◆ SOURCE EXCERPT
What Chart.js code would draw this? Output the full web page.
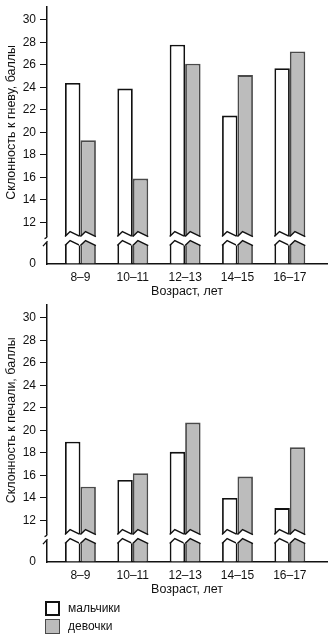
<!DOCTYPE html>
<html>
<head>
<meta charset="utf-8">
<script src="https://cdn.jsdelivr.net/npm/chart.js@4"></script>
<style>
  html, body { margin: 0; padding: 0; background: #fff; }
  body { position: relative; width: 336px; height: 640px; overflow: hidden; }
  .box { position: absolute; left: 0; width: 336px; height: 300px; }
  #legend { position: absolute; left: 45px; top: 599px; font-family: "Liberation Sans", Arial, sans-serif; font-size: 12px; color: #111; }
  .item { display: flex; align-items: center; height: 18px; }
  .sw { width: 15px; height: 15px; box-sizing: border-box; margin-right: 8px; }
</style>
</head>
<body>
<div class="box" style="top:0"><canvas id="c1" width="336" height="300"></canvas></div>
<div class="box" style="top:298px"><canvas id="c2" width="336" height="300"></canvas></div>
<div id="legend"></div>
<script>
// ---- data ----
const categories = ['8–9', '10–11', '12–13', '14–15', '16–17'];
const seriesNames = ['мальчики', 'девочки'];
const angerBoys = [24.4, 23.9, 27.8, 21.5, 25.7];
const angerGirls = [19.3, 15.9, 26.1, 25.1, 27.2];
const sadnessBoys = [19.0, 15.6, 18.1, 14.0, 13.1];
const sadnessGirls = [15.0, 16.2, 20.7, 15.9, 18.5];
const yTicks = [0, 12, 14, 16, 18, 20, 22, 24, 26, 28, 30];
const yTitleAnger = 'Склонность к гневу, баллы';
const yTitleSadness = 'Склонность к печали, баллы';
const xTitle = 'Возраст, лет';

// ---- styles ----
const FONT = '"Liberation Sans", Arial, sans-serif';
const INK = '#111';
const styles = [
  { backgroundColor: '#ffffff', borderColor: '#111111', borderWidth: 1.8 },
  { backgroundColor: '#bcbcbc', borderColor: '#4a4a4a', borderWidth: 1.8 }
];
Chart.defaults.font.family = FONT;
Chart.defaults.color = INK;

// ---- broken linear scale: 0 .. breakAt compressed into `gap` units ----
class BrokenScale extends Chart.LinearScale {
  static id = 'broken';
  static defaults = {};
  toUnits(v) {
    const g = this.options.gap, b = this.options.breakAt;
    return v >= b ? v - b + g : Math.max(v, 0) / b * g;
  }
  getPixelForValue(v) {
    if (v === null || v === undefined || isNaN(v)) return NaN;
    return this.getPixelForDecimal(this.toUnits(v) / this.toUnits(this.max));
  }
  getValueForPixel(p) {
    const g = this.options.gap, b = this.options.breakAt;
    const a = this.getDecimalForPixel(p) * this.toUnits(this.max);
    return a >= g ? a - g + b : a / g * b;
  }
  buildTicks() {
    return (this.options.tickValues || []).map(v => ({ value: v }));
  }
}
Chart.register(BrokenScale);

// ---- zigzag break on bars + y-axis break mark + y title ----
const breakPlugin = {
  id: 'breakPlugin',
  afterDatasetsDraw(chart) {
    const ctx = chart.ctx, ys = chart.scales.y;
    const p0 = ys.getPixelForValue(0), pb = ys.getPixelForValue(ys.options.breakAt);
    const c = p0 + (pb - p0) * 0.6;
    const f = t => t < 0.33 ? 2 - (5 * t / 0.33) : -3 + 5 * (t - 0.33) / 0.67;
    chart.data.datasets.forEach((ds, di) => {
      chart.getDatasetMeta(di).data.forEach(bar => {
        const { x, width } = bar.getProps(['x', 'width'], true);
        const x0 = x - width / 2, x1 = x + width / 2;
        const N = [0, 0.33, 1];
        const top = N.map(t => [x0 + t * width, c - 4.5 + f(t)]);
        const bot = N.map(t => [x0 + t * width, c + 4.5 + f(t)]);
        ctx.save();
        ctx.fillStyle = '#fff';
        ctx.beginPath();
        ctx.moveTo(x0 - 1.5, top[0][1]);
        top.forEach(p => ctx.lineTo(p[0], p[1]));
        ctx.lineTo(x1 + 1.5, top[2][1]);
        ctx.lineTo(x1 + 1.5, bot[2][1]);
        bot.slice().reverse().forEach(p => ctx.lineTo(p[0], p[1]));
        ctx.lineTo(x0 - 1.5, bot[0][1]);
        ctx.closePath();
        ctx.fill();
        ctx.strokeStyle = INK;
        ctx.lineWidth = 1.5;
        ctx.lineJoin = 'miter';
        [top, bot].forEach(line => {
          ctx.beginPath();
          line.forEach((p, i) => i ? ctx.lineTo(p[0], p[1]) : ctx.moveTo(p[0], p[1]));
          ctx.stroke();
        });
        ctx.restore();
      });
    });
  },
  afterDraw(chart) {
    const ctx = chart.ctx, ys = chart.scales.y, L = chart.chartArea.left;
    const p0 = ys.getPixelForValue(0), pb = ys.getPixelForValue(ys.options.breakAt);
    const c = p0 + (pb - p0) * 0.6;
    ctx.save();
    ctx.fillStyle = '#fff';
    ctx.fillRect(L - 3, c - 3, 6, 6);
    ctx.strokeStyle = INK;
    ctx.lineWidth = 1.3;
    ctx.beginPath();
    ctx.moveTo(L, c - 3);
    ctx.quadraticCurveTo(L, c - 1, L - 2.5, c - 0.5);
    ctx.stroke();
    ctx.beginPath();
    ctx.moveTo(L - 4, c + 7);
    ctx.lineTo(L + 0.5, c + 2);
    ctx.stroke();
    // y axis title (rotated), centred on a scale value like the source
    const t = chart.options.plugins.breakPlugin;
    ctx.fillStyle = INK;
    ctx.font = '12.5px ' + FONT;
    ctx.textAlign = 'center';
    ctx.textBaseline = 'middle';
    ctx.translate(t.titleX, ys.getPixelForValue(t.titleAt));
    ctx.rotate(-Math.PI / 2);
    ctx.fillText(t.text, 0, 0);
    ctx.restore();
  }
};

function makeChart(id, boys, girls, yTitle) {
  const sets = [boys, girls];
  return new Chart(document.getElementById(id), {
    type: 'bar',
    data: {
      datasets: sets.map((vals, s) => Object.assign({
        label: seriesNames[s],
        data: vals.map((v, i) => ({ x: i + 1, y: v })),
        borderSkipped: 'start',
        categoryPercentage: 0.59,
        barPercentage: 1.0
      }, styles[s]))
    },
    options: {
      responsive: false,
      devicePixelRatio: 1,
      animation: false,
      events: [],
      layout: { padding: { top: 7, right: 9, bottom: 0, left: 0 } },
      plugins: {
        legend: { display: false }, tooltip: { enabled: false },
        breakPlugin: { text: yTitle, titleX: 12, titleAt: 20.9 }
      },
      scales: {
        x: {
          type: 'linear',
          min: 0.361,
          max: 5.71,
          offset: false,
          grid: { display: false, drawTicks: false, offset: false },
          border: { display: true, color: INK, width: 1.5 },
          afterBuildTicks: s => { s.ticks = categories.map((_, i) => ({ value: i + 1 })); },
          afterFit: s => { s.height = 36; s.paddingLeft = 0; s.paddingRight = 0; },
          ticks: {
            autoSkip: false, maxRotation: 0, padding: 6,
            font: { size: 12 }, color: INK,
            callback: v => categories[v - 1] ?? ''
          },
          title: { display: true, text: xTitle, font: { size: 12.5 }, color: INK, padding: { top: 0, bottom: 1 } }
        },
        y: {
          type: 'broken',
          min: 0,
          max: 31.15,
          breakAt: 12,
          gap: 3.69,
          tickValues: yTicks,
          afterFit: s => { s.width = 47; s.paddingTop = 0; s.paddingBottom = 0; },
          grid: {
            drawOnChartArea: false, drawTicks: true, tickLength: 7,
            color: c => (c.tick && c.tick.value === 0) ? 'rgba(0,0,0,0)' : INK,
            lineWidth: 1
          },
          border: { display: true, color: INK, width: 1.5 },
          ticks: { autoSkip: false, padding: 4, font: { size: 12 }, color: INK, callback: v => String(v) },
          title: { display: false }
        }
      }
    },
    plugins: [breakPlugin]
  });
}

const ch1 = makeChart('c1', angerBoys, angerGirls, yTitleAnger);
const ch2 = makeChart('c2', sadnessBoys, sadnessGirls, yTitleSadness);

// ---- legend from datasets ----
const lg = document.getElementById('legend');
ch2.data.datasets.forEach(ds => {
  const it = document.createElement('div');
  it.className = 'item';
  const sw = document.createElement('div');
  sw.className = 'sw';
  sw.style.background = ds.backgroundColor;
  sw.style.border = (ds.backgroundColor === '#ffffff' ? 2.2 : 1.6) + 'px solid ' + ds.borderColor;
  const tx = document.createElement('span');
  tx.textContent = ds.label;
  it.appendChild(sw); it.appendChild(tx);
  lg.appendChild(it);
});
</script>
</body>
</html>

◆ GOAL
Emit the lines of the material exactly, from its first line to the line containing "Chart.defaults.color = INK;", inclusive; leave every picture out.

◆ RESPONSE BELOW
What Chart.js code would draw this? Output the full web page.
<!DOCTYPE html>
<html>
<head>
<meta charset="utf-8">
<script src="https://cdn.jsdelivr.net/npm/chart.js@4"></script>
<style>
  html, body { margin: 0; padding: 0; background: #fff; }
  body { position: relative; width: 336px; height: 640px; overflow: hidden; }
  .box { position: absolute; left: 0; width: 336px; height: 300px; }
  #legend { position: absolute; left: 45px; top: 599px; font-family: "Liberation Sans", Arial, sans-serif; font-size: 12px; color: #111; }
  .item { display: flex; align-items: center; height: 18px; }
  .sw { width: 15px; height: 15px; box-sizing: border-box; margin-right: 8px; }
</style>
</head>
<body>
<div class="box" style="top:0"><canvas id="c1" width="336" height="300"></canvas></div>
<div class="box" style="top:298px"><canvas id="c2" width="336" height="300"></canvas></div>
<div id="legend"></div>
<script>
// ---- data ----
const categories = ['8–9', '10–11', '12–13', '14–15', '16–17'];
const seriesNames = ['мальчики', 'девочки'];
const angerBoys = [24.4, 23.9, 27.8, 21.5, 25.7];
const angerGirls = [19.3, 15.9, 26.1, 25.1, 27.2];
const sadnessBoys = [19.0, 15.6, 18.1, 14.0, 13.1];
const sadnessGirls = [15.0, 16.2, 20.7, 15.9, 18.5];
const yTicks = [0, 12, 14, 16, 18, 20, 22, 24, 26, 28, 30];
const yTitleAnger = 'Склонность к гневу, баллы';
const yTitleSadness = 'Склонность к печали, баллы';
const xTitle = 'Возраст, лет';

// ---- styles ----
const FONT = '"Liberation Sans", Arial, sans-serif';
const INK = '#111';
const styles = [
  { backgroundColor: '#ffffff', borderColor: '#111111', borderWidth: 1.8 },
  { backgroundColor: '#bcbcbc', borderColor: '#4a4a4a', borderWidth: 1.8 }
];
Chart.defaults.font.family = FONT;
Chart.defaults.color = INK;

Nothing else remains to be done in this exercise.